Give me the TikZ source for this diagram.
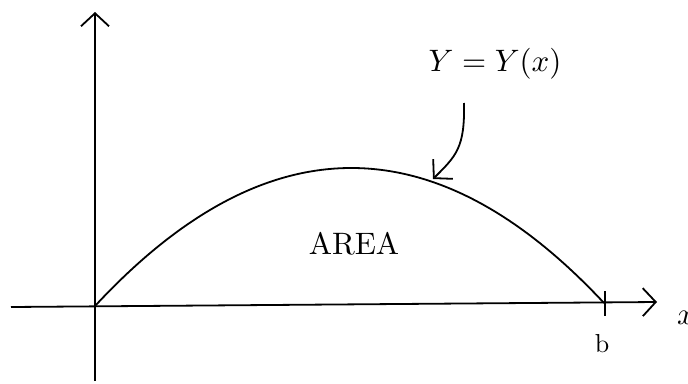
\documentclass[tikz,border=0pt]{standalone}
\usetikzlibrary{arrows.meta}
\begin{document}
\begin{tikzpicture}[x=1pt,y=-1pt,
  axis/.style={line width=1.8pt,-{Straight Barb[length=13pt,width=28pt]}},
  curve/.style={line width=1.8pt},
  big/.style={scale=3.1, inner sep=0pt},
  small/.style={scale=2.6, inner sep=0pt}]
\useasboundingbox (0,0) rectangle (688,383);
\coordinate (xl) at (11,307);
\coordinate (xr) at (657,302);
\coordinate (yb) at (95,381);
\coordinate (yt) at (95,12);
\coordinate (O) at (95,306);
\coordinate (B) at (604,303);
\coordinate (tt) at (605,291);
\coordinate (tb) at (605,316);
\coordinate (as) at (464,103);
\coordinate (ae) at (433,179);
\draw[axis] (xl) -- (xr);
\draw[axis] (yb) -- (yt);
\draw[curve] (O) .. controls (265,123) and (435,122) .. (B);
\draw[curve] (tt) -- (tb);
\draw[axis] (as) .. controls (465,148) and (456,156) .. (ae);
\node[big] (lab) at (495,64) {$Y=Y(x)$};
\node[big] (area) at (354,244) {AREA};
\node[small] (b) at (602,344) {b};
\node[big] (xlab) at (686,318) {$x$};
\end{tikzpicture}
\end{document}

--------

▶ [EXERCISE AIM]: Copy the listing in full and without alteration, omitting every picture.

▶ [CORRECT RESULT]:
Give me the TikZ source for this diagram.
\documentclass[tikz,border=0pt]{standalone}
\usetikzlibrary{arrows.meta}
\begin{document}
\begin{tikzpicture}[x=1pt,y=-1pt,
  axis/.style={line width=1.8pt,-{Straight Barb[length=13pt,width=28pt]}},
  curve/.style={line width=1.8pt},
  big/.style={scale=3.1, inner sep=0pt},
  small/.style={scale=2.6, inner sep=0pt}]
\useasboundingbox (0,0) rectangle (688,383);
\coordinate (xl) at (11,307);
\coordinate (xr) at (657,302);
\coordinate (yb) at (95,381);
\coordinate (yt) at (95,12);
\coordinate (O) at (95,306);
\coordinate (B) at (604,303);
\coordinate (tt) at (605,291);
\coordinate (tb) at (605,316);
\coordinate (as) at (464,103);
\coordinate (ae) at (433,179);
\draw[axis] (xl) -- (xr);
\draw[axis] (yb) -- (yt);
\draw[curve] (O) .. controls (265,123) and (435,122) .. (B);
\draw[curve] (tt) -- (tb);
\draw[axis] (as) .. controls (465,148) and (456,156) .. (ae);
\node[big] (lab) at (495,64) {$Y=Y(x)$};
\node[big] (area) at (354,244) {AREA};
\node[small] (b) at (602,344) {b};
\node[big] (xlab) at (686,318) {$x$};
\end{tikzpicture}
\end{document}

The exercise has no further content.